Print the lines starting at the line containing "Output the web page that produces this picture with D3.js." and ending at the line containing "65.8, 98.5, 100];", exactly and in full, without the pictures.

*****

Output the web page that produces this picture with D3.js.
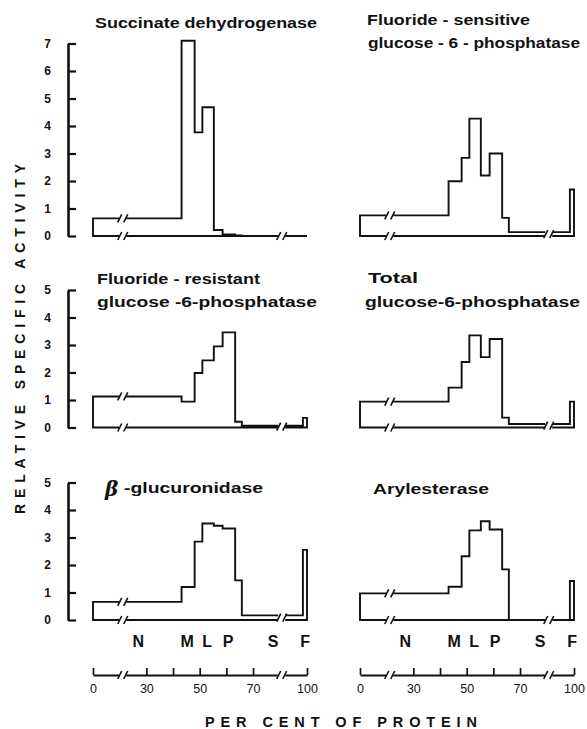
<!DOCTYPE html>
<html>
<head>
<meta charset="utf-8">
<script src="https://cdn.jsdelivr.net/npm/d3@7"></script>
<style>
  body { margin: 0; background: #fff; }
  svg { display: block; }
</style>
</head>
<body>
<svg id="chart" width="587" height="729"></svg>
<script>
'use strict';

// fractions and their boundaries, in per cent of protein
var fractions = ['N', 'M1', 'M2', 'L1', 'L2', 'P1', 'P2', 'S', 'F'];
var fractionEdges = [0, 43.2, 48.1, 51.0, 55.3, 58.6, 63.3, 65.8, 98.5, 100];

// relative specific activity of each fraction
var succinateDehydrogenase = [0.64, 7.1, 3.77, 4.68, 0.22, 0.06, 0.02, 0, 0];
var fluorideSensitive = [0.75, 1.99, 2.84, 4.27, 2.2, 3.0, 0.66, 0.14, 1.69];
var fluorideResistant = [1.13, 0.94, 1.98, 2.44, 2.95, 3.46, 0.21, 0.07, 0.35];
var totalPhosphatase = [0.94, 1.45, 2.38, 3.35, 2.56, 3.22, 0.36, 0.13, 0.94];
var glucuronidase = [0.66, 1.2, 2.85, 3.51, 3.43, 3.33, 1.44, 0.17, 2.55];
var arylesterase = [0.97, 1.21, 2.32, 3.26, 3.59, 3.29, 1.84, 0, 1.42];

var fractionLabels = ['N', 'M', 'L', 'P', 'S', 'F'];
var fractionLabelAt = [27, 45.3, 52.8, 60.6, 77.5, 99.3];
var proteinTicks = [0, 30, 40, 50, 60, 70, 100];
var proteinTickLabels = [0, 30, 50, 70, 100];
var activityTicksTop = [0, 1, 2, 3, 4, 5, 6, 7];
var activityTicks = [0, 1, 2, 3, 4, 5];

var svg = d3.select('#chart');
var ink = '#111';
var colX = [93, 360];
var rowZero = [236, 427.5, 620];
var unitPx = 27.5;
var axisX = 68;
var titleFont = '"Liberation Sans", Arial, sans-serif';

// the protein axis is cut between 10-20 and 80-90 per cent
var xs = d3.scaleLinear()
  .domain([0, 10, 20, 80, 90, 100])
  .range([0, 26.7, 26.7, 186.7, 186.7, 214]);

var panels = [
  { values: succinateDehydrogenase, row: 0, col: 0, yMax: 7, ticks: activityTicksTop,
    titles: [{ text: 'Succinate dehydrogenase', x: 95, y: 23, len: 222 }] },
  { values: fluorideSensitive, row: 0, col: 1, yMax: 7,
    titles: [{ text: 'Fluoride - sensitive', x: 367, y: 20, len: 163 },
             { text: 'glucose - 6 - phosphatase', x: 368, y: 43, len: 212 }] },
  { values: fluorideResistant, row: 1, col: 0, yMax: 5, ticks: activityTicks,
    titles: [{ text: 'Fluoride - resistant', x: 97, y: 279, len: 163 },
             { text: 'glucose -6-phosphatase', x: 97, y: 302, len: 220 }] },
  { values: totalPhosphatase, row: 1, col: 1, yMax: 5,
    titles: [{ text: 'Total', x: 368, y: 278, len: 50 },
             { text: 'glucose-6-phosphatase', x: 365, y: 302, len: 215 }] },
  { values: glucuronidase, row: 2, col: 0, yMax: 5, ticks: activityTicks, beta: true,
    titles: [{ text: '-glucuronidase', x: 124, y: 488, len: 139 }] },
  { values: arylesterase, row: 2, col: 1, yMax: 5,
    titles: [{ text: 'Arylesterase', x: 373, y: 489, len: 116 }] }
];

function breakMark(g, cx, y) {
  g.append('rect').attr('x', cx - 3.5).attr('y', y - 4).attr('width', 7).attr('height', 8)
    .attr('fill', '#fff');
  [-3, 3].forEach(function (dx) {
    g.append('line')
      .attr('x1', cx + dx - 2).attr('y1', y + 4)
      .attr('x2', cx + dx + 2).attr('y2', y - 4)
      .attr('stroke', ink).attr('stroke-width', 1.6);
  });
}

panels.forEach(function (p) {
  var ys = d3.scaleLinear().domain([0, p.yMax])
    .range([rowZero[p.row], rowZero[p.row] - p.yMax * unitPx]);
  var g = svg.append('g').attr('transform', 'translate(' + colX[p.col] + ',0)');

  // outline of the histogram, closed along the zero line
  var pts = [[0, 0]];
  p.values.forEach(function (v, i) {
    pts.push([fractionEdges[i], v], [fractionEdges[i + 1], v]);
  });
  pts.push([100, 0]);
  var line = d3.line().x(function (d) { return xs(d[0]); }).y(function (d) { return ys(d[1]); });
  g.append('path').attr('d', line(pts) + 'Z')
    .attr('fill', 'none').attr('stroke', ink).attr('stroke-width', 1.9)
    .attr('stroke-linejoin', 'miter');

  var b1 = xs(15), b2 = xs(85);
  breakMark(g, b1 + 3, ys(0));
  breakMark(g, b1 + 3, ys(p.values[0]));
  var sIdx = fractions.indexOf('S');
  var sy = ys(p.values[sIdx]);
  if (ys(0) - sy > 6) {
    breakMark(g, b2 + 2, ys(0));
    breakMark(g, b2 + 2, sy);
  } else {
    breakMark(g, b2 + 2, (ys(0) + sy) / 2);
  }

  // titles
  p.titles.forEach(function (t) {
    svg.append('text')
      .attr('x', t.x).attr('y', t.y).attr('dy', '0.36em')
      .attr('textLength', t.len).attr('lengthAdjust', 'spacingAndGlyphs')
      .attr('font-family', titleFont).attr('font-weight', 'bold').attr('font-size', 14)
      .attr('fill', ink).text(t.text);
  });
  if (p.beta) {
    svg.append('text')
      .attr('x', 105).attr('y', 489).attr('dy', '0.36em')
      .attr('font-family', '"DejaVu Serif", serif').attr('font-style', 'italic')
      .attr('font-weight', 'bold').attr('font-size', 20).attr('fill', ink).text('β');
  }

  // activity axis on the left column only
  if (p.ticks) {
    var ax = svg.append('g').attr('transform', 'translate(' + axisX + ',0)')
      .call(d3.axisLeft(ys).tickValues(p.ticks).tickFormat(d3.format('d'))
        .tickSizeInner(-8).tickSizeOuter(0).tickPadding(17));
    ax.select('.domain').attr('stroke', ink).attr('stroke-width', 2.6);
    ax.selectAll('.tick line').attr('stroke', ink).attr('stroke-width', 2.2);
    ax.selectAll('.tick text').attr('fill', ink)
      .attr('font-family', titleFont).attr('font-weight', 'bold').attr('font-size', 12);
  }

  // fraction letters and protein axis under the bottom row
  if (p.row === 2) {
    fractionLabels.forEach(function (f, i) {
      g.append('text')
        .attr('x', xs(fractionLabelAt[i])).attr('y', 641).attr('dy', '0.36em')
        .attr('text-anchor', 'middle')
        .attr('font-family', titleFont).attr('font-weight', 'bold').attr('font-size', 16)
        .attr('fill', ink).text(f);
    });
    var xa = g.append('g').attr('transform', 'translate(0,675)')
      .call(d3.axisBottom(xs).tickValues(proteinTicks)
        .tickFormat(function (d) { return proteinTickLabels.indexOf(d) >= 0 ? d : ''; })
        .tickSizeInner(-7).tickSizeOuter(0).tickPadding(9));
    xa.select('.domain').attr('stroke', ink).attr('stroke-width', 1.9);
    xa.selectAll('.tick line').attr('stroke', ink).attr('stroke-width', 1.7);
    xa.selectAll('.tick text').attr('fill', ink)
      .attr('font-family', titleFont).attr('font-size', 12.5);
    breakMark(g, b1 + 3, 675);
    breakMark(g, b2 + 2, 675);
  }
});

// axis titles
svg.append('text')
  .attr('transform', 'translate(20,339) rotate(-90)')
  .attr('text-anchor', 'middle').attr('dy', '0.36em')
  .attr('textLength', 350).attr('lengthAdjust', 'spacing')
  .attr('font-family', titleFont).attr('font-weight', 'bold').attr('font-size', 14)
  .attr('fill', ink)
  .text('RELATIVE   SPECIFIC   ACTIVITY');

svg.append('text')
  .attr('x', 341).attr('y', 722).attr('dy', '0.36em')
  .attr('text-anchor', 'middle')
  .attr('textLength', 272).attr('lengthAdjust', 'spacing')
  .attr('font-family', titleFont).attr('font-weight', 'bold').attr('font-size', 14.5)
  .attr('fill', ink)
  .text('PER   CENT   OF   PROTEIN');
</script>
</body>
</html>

*****

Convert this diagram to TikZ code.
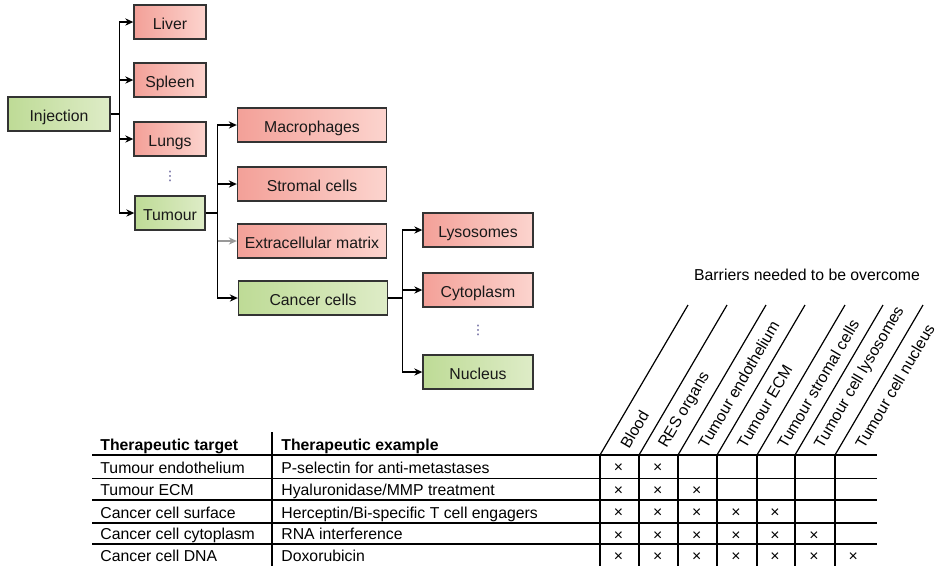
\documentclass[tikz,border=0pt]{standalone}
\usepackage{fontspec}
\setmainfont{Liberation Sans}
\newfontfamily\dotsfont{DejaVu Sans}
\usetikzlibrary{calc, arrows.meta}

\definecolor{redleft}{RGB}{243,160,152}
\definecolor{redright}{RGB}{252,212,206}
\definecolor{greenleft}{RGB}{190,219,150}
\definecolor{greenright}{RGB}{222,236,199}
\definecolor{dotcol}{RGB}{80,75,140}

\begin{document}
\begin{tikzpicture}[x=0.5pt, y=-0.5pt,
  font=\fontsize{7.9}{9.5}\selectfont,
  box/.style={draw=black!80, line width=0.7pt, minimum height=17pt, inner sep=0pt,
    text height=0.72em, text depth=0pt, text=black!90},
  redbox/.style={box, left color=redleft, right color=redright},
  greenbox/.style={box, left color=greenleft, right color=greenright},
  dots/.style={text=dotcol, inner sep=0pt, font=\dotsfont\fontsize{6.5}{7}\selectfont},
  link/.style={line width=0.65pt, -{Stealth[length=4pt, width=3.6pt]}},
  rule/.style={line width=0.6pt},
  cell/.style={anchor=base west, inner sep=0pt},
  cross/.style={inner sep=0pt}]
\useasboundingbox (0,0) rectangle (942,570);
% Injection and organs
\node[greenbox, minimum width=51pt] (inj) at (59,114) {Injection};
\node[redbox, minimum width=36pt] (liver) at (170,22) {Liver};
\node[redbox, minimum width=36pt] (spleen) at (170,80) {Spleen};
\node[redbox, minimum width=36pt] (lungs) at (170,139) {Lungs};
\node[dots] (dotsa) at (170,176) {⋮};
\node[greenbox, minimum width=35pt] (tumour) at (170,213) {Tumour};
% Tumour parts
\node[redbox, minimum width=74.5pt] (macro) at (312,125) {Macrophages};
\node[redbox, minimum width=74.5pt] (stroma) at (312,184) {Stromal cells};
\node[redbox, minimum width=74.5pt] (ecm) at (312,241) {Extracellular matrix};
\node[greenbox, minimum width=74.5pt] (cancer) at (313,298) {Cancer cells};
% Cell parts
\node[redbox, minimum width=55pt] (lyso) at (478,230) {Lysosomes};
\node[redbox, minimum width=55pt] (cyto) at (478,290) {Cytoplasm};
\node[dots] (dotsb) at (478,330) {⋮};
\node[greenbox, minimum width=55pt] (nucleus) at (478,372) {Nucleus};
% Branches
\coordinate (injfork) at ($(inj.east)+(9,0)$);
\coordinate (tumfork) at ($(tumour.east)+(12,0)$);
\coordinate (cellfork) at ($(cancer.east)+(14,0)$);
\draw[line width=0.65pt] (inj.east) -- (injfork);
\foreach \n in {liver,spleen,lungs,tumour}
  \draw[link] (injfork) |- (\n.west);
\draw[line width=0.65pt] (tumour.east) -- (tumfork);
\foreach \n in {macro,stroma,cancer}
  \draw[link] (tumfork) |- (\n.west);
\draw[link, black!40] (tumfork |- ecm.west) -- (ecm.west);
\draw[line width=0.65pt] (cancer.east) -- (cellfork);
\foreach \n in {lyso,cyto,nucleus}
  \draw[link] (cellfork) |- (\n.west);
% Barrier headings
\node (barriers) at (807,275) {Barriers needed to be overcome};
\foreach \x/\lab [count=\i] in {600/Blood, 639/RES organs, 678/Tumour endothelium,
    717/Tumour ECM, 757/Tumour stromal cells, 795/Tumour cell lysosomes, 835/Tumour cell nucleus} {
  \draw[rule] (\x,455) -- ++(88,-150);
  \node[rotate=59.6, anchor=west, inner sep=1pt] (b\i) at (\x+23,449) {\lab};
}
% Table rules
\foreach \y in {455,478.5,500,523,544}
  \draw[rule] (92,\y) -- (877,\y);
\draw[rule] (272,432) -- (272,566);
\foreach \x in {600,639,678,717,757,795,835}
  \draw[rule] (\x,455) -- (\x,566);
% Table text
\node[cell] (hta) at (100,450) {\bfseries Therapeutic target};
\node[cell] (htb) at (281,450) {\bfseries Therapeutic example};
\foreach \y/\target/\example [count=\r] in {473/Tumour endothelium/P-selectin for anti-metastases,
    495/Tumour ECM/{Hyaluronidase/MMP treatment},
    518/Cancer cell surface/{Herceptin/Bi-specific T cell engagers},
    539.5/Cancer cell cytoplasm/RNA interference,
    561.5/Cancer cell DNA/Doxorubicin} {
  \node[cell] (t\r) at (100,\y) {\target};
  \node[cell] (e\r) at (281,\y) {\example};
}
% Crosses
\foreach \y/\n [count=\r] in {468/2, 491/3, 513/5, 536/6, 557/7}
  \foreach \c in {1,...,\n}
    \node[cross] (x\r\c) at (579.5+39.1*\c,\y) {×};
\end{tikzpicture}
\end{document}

*****

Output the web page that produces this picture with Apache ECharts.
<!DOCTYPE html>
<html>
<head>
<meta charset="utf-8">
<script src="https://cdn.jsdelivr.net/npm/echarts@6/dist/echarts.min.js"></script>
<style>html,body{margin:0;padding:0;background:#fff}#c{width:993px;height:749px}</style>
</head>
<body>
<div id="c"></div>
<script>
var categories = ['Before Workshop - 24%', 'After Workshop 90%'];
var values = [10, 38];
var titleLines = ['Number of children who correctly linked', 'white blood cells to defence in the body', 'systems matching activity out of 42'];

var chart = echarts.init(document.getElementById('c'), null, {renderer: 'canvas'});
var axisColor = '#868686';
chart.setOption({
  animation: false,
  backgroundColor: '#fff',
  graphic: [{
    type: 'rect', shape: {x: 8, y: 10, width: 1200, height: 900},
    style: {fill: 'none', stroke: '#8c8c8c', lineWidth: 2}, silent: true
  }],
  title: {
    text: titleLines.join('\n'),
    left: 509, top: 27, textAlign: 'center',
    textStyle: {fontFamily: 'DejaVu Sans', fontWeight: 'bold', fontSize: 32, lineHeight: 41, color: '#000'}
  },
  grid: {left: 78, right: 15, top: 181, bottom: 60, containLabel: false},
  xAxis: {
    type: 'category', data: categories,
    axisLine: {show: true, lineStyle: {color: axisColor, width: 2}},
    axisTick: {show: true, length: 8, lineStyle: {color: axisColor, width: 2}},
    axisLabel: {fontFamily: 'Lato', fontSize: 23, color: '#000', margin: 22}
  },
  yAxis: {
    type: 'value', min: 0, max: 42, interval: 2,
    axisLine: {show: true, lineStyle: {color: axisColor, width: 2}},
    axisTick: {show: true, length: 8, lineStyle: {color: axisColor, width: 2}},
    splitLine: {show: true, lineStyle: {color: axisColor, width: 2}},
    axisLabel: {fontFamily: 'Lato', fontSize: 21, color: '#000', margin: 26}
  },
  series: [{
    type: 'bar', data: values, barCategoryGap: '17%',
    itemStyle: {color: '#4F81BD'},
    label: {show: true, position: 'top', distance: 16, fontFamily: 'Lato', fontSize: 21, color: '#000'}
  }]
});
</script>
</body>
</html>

*****

Completed task =
Output the web page that produces this picture with D3.js.
<!DOCTYPE html>
<html>
<head>
<meta charset="utf-8">
<script src="https://cdn.jsdelivr.net/npm/d3@7"></script>
<style>
  body { margin: 0; background: #fff; }
  svg { display: block; }
</style>
</head>
<body>
<svg id="chart" width="587" height="729"></svg>
<script>
'use strict';

// fractions and their boundaries, in per cent of protein
var fractions = ['N', 'M1', 'M2', 'L1', 'L2', 'P1', 'P2', 'S', 'F'];
var fractionEdges = [0, 43.2, 48.1, 51.0, 55.3, 58.6, 63.3, 65.8, 98.5, 100];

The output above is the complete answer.